There’s a mesmerizing vibe throughout much of the band’s set as they blend various instrumentation with rich harmonies, deep songs, and vibrant jams. “Indigo Dance” from the band’s 2019 Leylines album is an early highlight, blending a quasi-shamanic vibe with vocals that mix hop cadences and folk harmonies. “Love Her in the Mornin’” provides a peak moment, starting with a bluegrass vibe before evolving into an extended jam over a rocking feel-good groove. “Catalyst” from 2021’s The Lost Mystique of Being in the Know album stands out as an empowering song with a mystical sonic landscape, as the sisters implore the listener to be an alchemist for change.  Both ladies have a charismatic aura that seems to emanate from their genuine compassion for the world and dreams of manifesting a more harmonious society through music, as they feed off each other and their bandmates for sonic synergy.

The upbeat “Resilient” takes the concept of musical empowerment further still, as the sisters sing out for “power to the peaceful” and a revolutionary sentiment to “see the system brought down to its knees.” They keep going, singing “What are you gonna do about it when the world comes undone? My voice feels tiny and I’m sure so does yours, But put us all together we make a mighty roar…”  After this set, one can’t help but feel like wanting to join Rising Appalachia in a movement for musical revolution to help save the planet.

Father John Misty puts on a zeitgeisty songwriting clinic

The artist known as Father John Misty wasn’t booked for a lab per se, but his solo set that follows Rising Appalachia turns into a songwriting clinic thanks to his uniquely insightful lyrics on the modern condition and endearing banter between songs.
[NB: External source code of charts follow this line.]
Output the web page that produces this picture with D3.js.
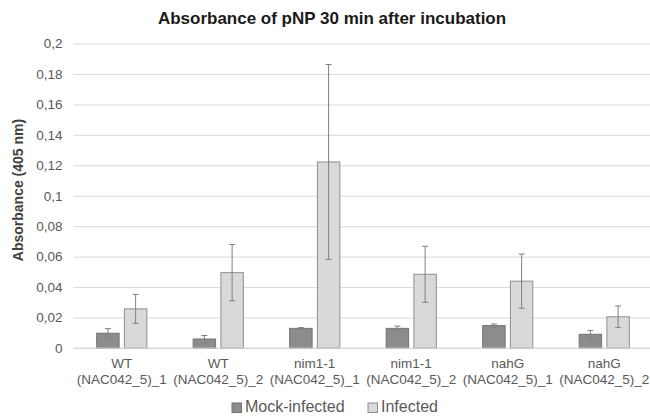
<!DOCTYPE html>
<html>
<head>
<meta charset="utf-8">
<script src="https://cdn.jsdelivr.net/npm/d3@7"></script>
<style>
  body { margin: 0; background: #fff; }
  svg text { font-family: "Liberation Sans", Arial, sans-serif; }
</style>
</head>
<body>
<svg id="chart" width="650" height="416"></svg>
<script>
var lines1 = ["WT", "WT", "nim1-1", "nim1-1", "nahG", "nahG"];
var lines2 = ["(NAC042_5)_1", "(NAC042_5)_2", "(NAC042_5)_1", "(NAC042_5)_2", "(NAC042_5)_1", "(NAC042_5)_2"];
var series = ["Mock-infected", "Infected"];
var mock = [0.0097, 0.0059, 0.0129, 0.0129, 0.0147, 0.0090];
var mockErr = [0.0030, 0.0023, 0.0005, 0.0015, 0.0011, 0.0025];
var infected = [0.0257, 0.0495, 0.1222, 0.0484, 0.0439, 0.0205];
var infectedErr = [0.0095, 0.0185, 0.0640, 0.0184, 0.0178, 0.0071];
var yTicks = [0, 0.02, 0.04, 0.06, 0.08, 0.1, 0.12, 0.14, 0.16, 0.18, 0.2];

var fills = {"Mock-infected": "#8c8c8c", "Infected": "#d9d9d9"};
var strokes = {"Mock-infected": "#737373", "Infected": "#8f8f8f"};

var svg = d3.select("#chart");
var idx = d3.range(lines1.length);

var x0 = d3.scaleBand().domain(idx).range([73.5, 652.5]).paddingInner(0.48).paddingOuter(0.24);
var x1 = d3.scaleBand().domain(series).range([0, x0.bandwidth()]).paddingInner(0.19);
var y = d3.scaleLinear().domain([0, 0.2]).range([348, 43.5]);

var fmt = function(d) { return String(+d.toFixed(2)).replace(".", ","); };

// grid + ticks
var yAxis = svg.append("g")
  .attr("transform", "translate(73.5,0)")
  .call(d3.axisLeft(y).tickValues(yTicks).tickSize(-579).tickFormat(fmt).tickPadding(11));
yAxis.select(".domain").remove();
yAxis.selectAll("line").attr("stroke", "#d9d9d9");
yAxis.selectAll("text").attr("fill", "#595959").style("font-size", "13.5px");

svg.append("text")
  .attr("transform", "translate(23,190) rotate(-90)")
  .attr("text-anchor", "middle")
  .attr("fill", "#404040")
  .style("font-size", "14px").style("font-weight", "bold")
  .text("Absorbance (405 nm)");

svg.append("text")
  .attr("x", 332).attr("y", 24)
  .attr("text-anchor", "middle")
  .attr("fill", "#1a1a1a")
  .style("font-size", "17px").style("font-weight", "bold")
  .text("Absorbance of pNP 30 min after incubation");

var data = [
  {name: "Mock-infected", vals: mock, errs: mockErr},
  {name: "Infected", vals: infected, errs: infectedErr}
];

data.forEach(function(s) {
  var g = svg.append("g");
  g.selectAll("rect").data(idx).enter().append("rect")
    .attr("x", function(i) { return x0(i) + x1(s.name); })
    .attr("y", function(i) { return y(s.vals[i]); })
    .attr("width", x1.bandwidth())
    .attr("height", function(i) { return y(0) - y(s.vals[i]); })
    .attr("fill", fills[s.name])
    .attr("stroke", strokes[s.name]);

  var e = svg.append("g").attr("stroke", "#808080").attr("stroke-width", 1);
  idx.forEach(function(i) {
    var cx = x0(i) + x1(s.name) + x1.bandwidth() / 2;
    var hi = y(s.vals[i] + s.errs[i]), lo = y(s.vals[i] - s.errs[i]);
    e.append("line").attr("x1", cx).attr("x2", cx).attr("y1", hi).attr("y2", lo);
    e.append("line").attr("x1", cx - 3).attr("x2", cx + 3).attr("y1", hi).attr("y2", hi);
    e.append("line").attr("x1", cx - 3).attr("x2", cx + 3).attr("y1", lo).attr("y2", lo);
  });
});

// zero line
svg.append("line").attr("x1", 73.5).attr("x2", 652.5).attr("y1", y(0)).attr("y2", y(0))
  .attr("stroke", "#d9d9d9");

// category labels
var cl = svg.append("g").attr("fill", "#595959").style("font-size", "13.5px").attr("text-anchor", "middle");
idx.forEach(function(i) {
  var cx = x0(i) + x0.bandwidth() / 2;
  cl.append("text").attr("x", cx).attr("y", 368).text(lines1[i]);
  cl.append("text").attr("x", cx).attr("y", 384).text(lines2[i]);
});

// legend
var legX = [232, 368];
series.forEach(function(s, k) {
  svg.append("rect").attr("x", legX[k]).attr("y", 403).attr("width", 9.5).attr("height", 9.5)
    .attr("fill", fills[s]).attr("stroke", strokes[s]);
  svg.append("text").attr("x", legX[k] + 13).attr("y", 412)
    .attr("fill", "#595959").style("font-size", "16px").text(s);
});
</script>
</body>
</html>
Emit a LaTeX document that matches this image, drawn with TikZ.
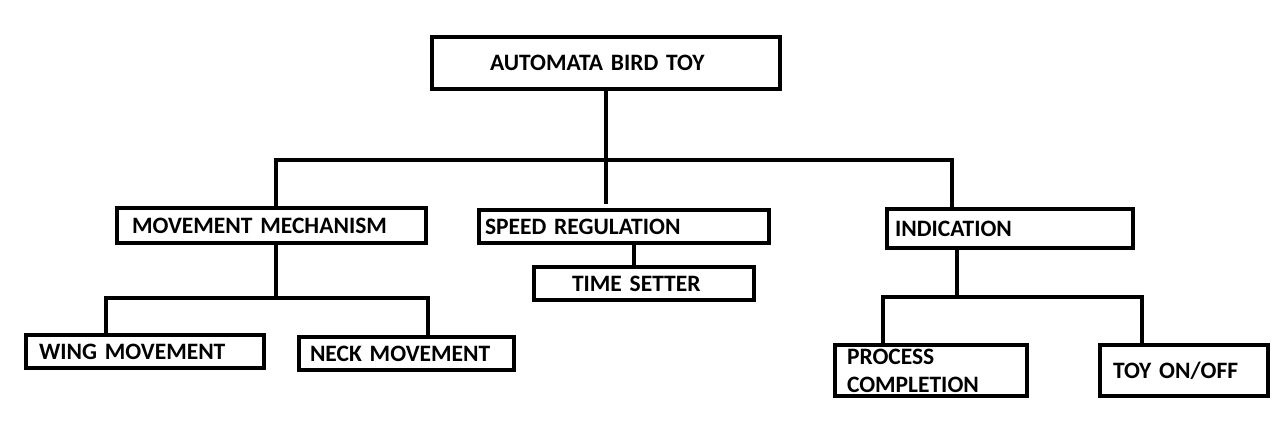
\documentclass[tikz,border=0pt]{standalone}
\usepackage{fontspec}
\setmainfont{Carlito}[WordSpace=0.75]
\usepackage{tikz}

\begin{document}
\begin{tikzpicture}[x=1pt,y=-1pt,
every node/.style={
rectangle,
align = left,
anchor=north west,
outer sep=0pt,
inner ysep=0pt,
font=\bfseries\fontsize{23.5}{28}\selectfont,
},
box/.style={
draw,
line width=4pt,
},
link/.style={
line width=3.5pt,
}]

\useasboundingbox[fill=white](0,0) rectangle (1280,425);

%top box
\node[box,minimum height=52pt,inner xsep=58pt,text width=232pt](auto)at(432,37){AUTOMATA BIRD TOY};

%second row
\node[box,minimum height=35pt,inner xsep=15pt,text width=279pt](move)at(117,208){MOVEMENT MECHANISM};
\node[box,minimum height=33pt,inner xsep=6pt,text width=278pt](speed)at(479,210){SPEED REGULATION};
\node[box,minimum height=39pt,inner xsep=8pt,text width=230pt](ind)at(887,209){INDICATION};
\node[box,minimum height=33pt,inner xsep=38pt,text width=144pt](time)at(534,267){TIME SETTER};

%third row
\node[box,minimum height=33pt,inner xsep=13pt,text width=212pt](wing)at(26,335){WING MOVEMENT};
\node[box,minimum height=33pt,inner xsep=11pt,text width=193pt](neck)at(299,337){NECK MOVEMENT};
\node[box,minimum height=51pt,inner xsep=12pt,text width=168pt](proc)at(835,345){PROCESS\\COMPLETION};
\node[box,minimum height=51pt,inner xsep=13pt,text width=142pt](toy)at(1100,345){TOY ON/OFF};

%branch points
\coordinate(bar)at(608,160);
\coordinate(mmbar)at(276,298);
\coordinate(indbar)at(957,297);

%links
\draw[link](auto.south)--([yshift=6pt]auto.south|-speed.north);
\draw[link]([xshift=159pt]move.north west)|-(bar)-|([xshift=65pt]ind.north west);
\draw[link]([xshift=155pt]speed.south west)--([xshift=155pt]speed.south west|-time.north);
\draw[link]([xshift=159pt]move.south west)--(mmbar);
\draw[link]([xshift=80pt]wing.north west)|-(mmbar)-|([xshift=129pt]neck.north west);
\draw[link]([xshift=70pt]ind.south west)--(indbar);
\draw[link]([xshift=48pt]proc.north west)|-(indbar)-|([xshift=42pt]toy.north west);
\end{tikzpicture}
\end{document}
He wins the audience quickly with “Total Entertainment Forever”, a forward-looking tune similar in vibe to Jeremy Ivey’s “Tomorrow People” except that it preceded it on 2017’s Pure Comedy album.  

“I spend a lot of time staring into the middle distance and it’s pretty much worrying about never writing another song again,” Misty says in a revealing sentiment that many of the artists here at Song Summit can probably relate to. This prefaces his upbeat 2012 classic “I’m Writing a Novel”, a uniquely personal yet still universal tune about some misadventures with self-shamanism. He goes on to suggest that having some stupidity in your songs “helps the souffle rise”, and jokes about being recently taken with a Shania Twain documentary and the little comments she makes in some of her hit songs. 

Father John Misty
Photo: Erika Goldring via IVPR

Misty says his infectious 2016 hit “Real Love Baby” was a songwriting exercise on Ecstasy, “in a controlled environment” and that the song was rejected by Lady Gaga. He goes on to explain that the first part of “Pure Comedy” is from the perspective of a cavewoman and that the second part was written by aliens sent to decide if Earth should survive. The lyrics do go in that direction, with aliens justifiably wondering about the humans who “build fortunes poisoning their offspring” and wondering “where did they find these goons they elected to rule them?” Father John Misty shouldn’t worry about losing his muse, as there are few songwriters in modern music who can rival his insightful commentary on the bizarre contradictions of the modern age.